Dinner
Watermelon and Asian Herb Salad
Watermelon is normally best eaten by itself, but every now and then it’s nice to mix it up and serve it in a salad. I can think of no better accompaniments than the herbs of Asia and this to-die-for dressing.
INGREADIENT
- 1 sweet potato large peeled thinly sliced
- 400 g watermelon cut into chunks
- 1 bunch mint roughly torn
- 1 bunch coriander roughly torn
- 1/2 bunch Thai basil roughly torn
- 4 spring onions julienned
- 1 Lebanese cucumber cut into chunks
- 1 pinch pepper
- 1 bunch coriander whole
- 1 jalapeno chilli roughly chopped seeded
- 1/2 cup lime juice
- 1/2 cup extra virgin olive oil
- 1 spring onion trimmed
Dressing
Direction
- Salad: Blanch the sweet potato slices in a bowl of boiling water for 4 minutes. Refresh in a bowl of iced water for 4 minutes.

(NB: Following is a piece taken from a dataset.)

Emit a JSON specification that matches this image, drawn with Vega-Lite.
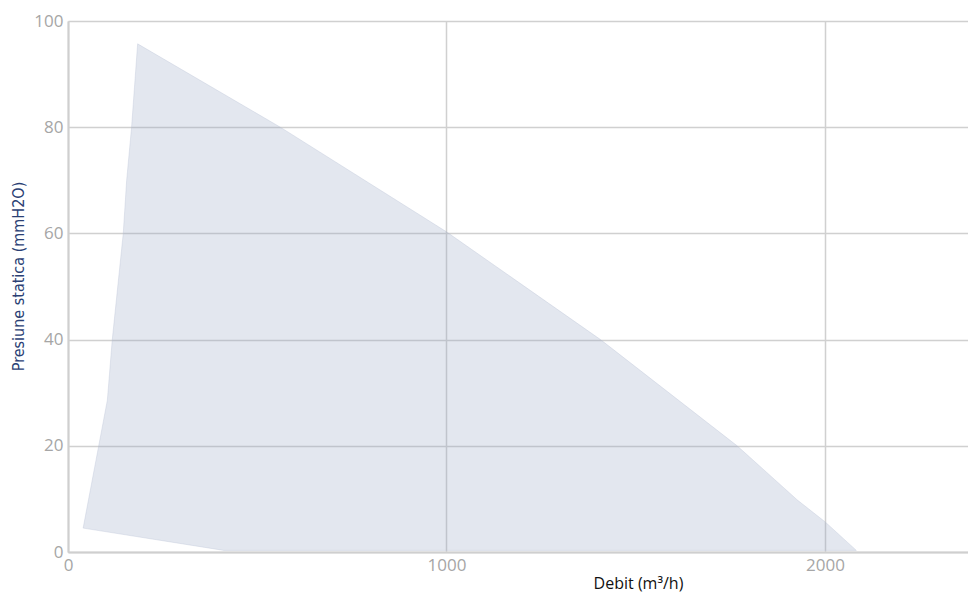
{
  "$schema": "https://vega.github.io/schema/vega-lite/v6.json",
  "width": 900,
  "height": 531,
  "autosize": {"type": "none"},
  "padding": {"left": 68, "top": 21, "right": 0, "bottom": 41},
  "background": "white",
  "config": {"view": {"stroke": null}},
  "data": {
    "values": [
      {"i": 1, "debit": 40, "presiune": 4.5},
      {"i": 2, "debit": 104, "presiune": 28.6},
      {"i": 3, "debit": 117, "presiune": 40},
      {"i": 4, "debit": 146, "presiune": 60},
      {"i": 5, "debit": 155, "presiune": 70},
      {"i": 6, "debit": 168, "presiune": 80},
      {"i": 7, "debit": 184, "presiune": 95.7},
      {"i": 8, "debit": 561, "presiune": 80},
      {"i": 9, "debit": 1000, "presiune": 60.3},
      {"i": 10, "debit": 1407, "presiune": 40},
      {"i": 11, "debit": 1768, "presiune": 20},
      {"i": 12, "debit": 1927, "presiune": 9.8},
      {"i": 13, "debit": 2000, "presiune": 5.7},
      {"i": 14, "debit": 2083, "presiune": 0.3},
      {"i": 15, "debit": 412, "presiune": 0.3},
      {"i": 16, "debit": 40, "presiune": 4.5}
    ]
  },
  "mark": {
    "type": "line",
    "fill": "#8f9fbf",
    "fillOpacity": 0.25,
    "stroke": "#b7c0d3",
    "strokeOpacity": 0.35,
    "strokeWidth": 1
  },
  "encoding": {
    "order": {"field": "i", "type": "quantitative"},
    "x": {
      "field": "debit",
      "type": "quantitative",
      "scale": {"domain": [0, 2378], "nice": false},
      "axis": {
        "title": "Debit (m³/h)",
        "values": [0, 1000, 2000],
        "format": "d",
        "grid": true,
        "gridColor": "#d0d0d0",
        "gridWidth": 1.5,
        "domainColor": "#cfcfcf",
        "domainWidth": 2,
        "ticks": false,
        "labelFont": "Open Sans",
        "labelFontSize": 17,
        "labelColor": "#a6a6a6",
        "labelPadding": 5,
        "labelFlush": false,
        "titleFont": "Open Sans",
        "titleFontSize": 16,
        "titleFontWeight": "normal",
        "titleColor": "#111111",
        "titleX": 570,
        "titleY": 31,
        "titleAlign": "center",
        "titleBaseline": "middle"
      }
    },
    "y": {
      "field": "presiune",
      "type": "quantitative",
      "scale": {"domain": [0, 100], "nice": false},
      "axis": {
        "title": "Presiune statica (mmH2O)",
        "values": [0, 20, 40, 60, 80, 100],
        "grid": true,
        "gridColor": "#d0d0d0",
        "gridWidth": 1.5,
        "domainColor": "#cfcfcf",
        "domainWidth": 2,
        "ticks": false,
        "labelFont": "Open Sans",
        "labelFontSize": 17,
        "labelColor": "#a6a6a6",
        "labelPadding": 5,
        "labelFlush": false,
        "titleFont": "DejaVu Sans Condensed",
        "titleFontSize": 16,
        "titleFontWeight": "normal",
        "titleColor": "#2b3f74",
        "titleX": -50,
        "titleY": 255,
        "titleAngle": -90,
        "titleAlign": "center",
        "titleBaseline": "middle"
      }
    }
  }
}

- Meanwhile, combine the watermelon, fresh herbs, spring onions, cucumber and a grinding of pepper in a large bowl.
- Drain the sweet potato and add it to the salad.
- Dressing: Place all the ingredients in a blender and blend until smooth.
- Pour the dressing over the salad and gently toss to combine.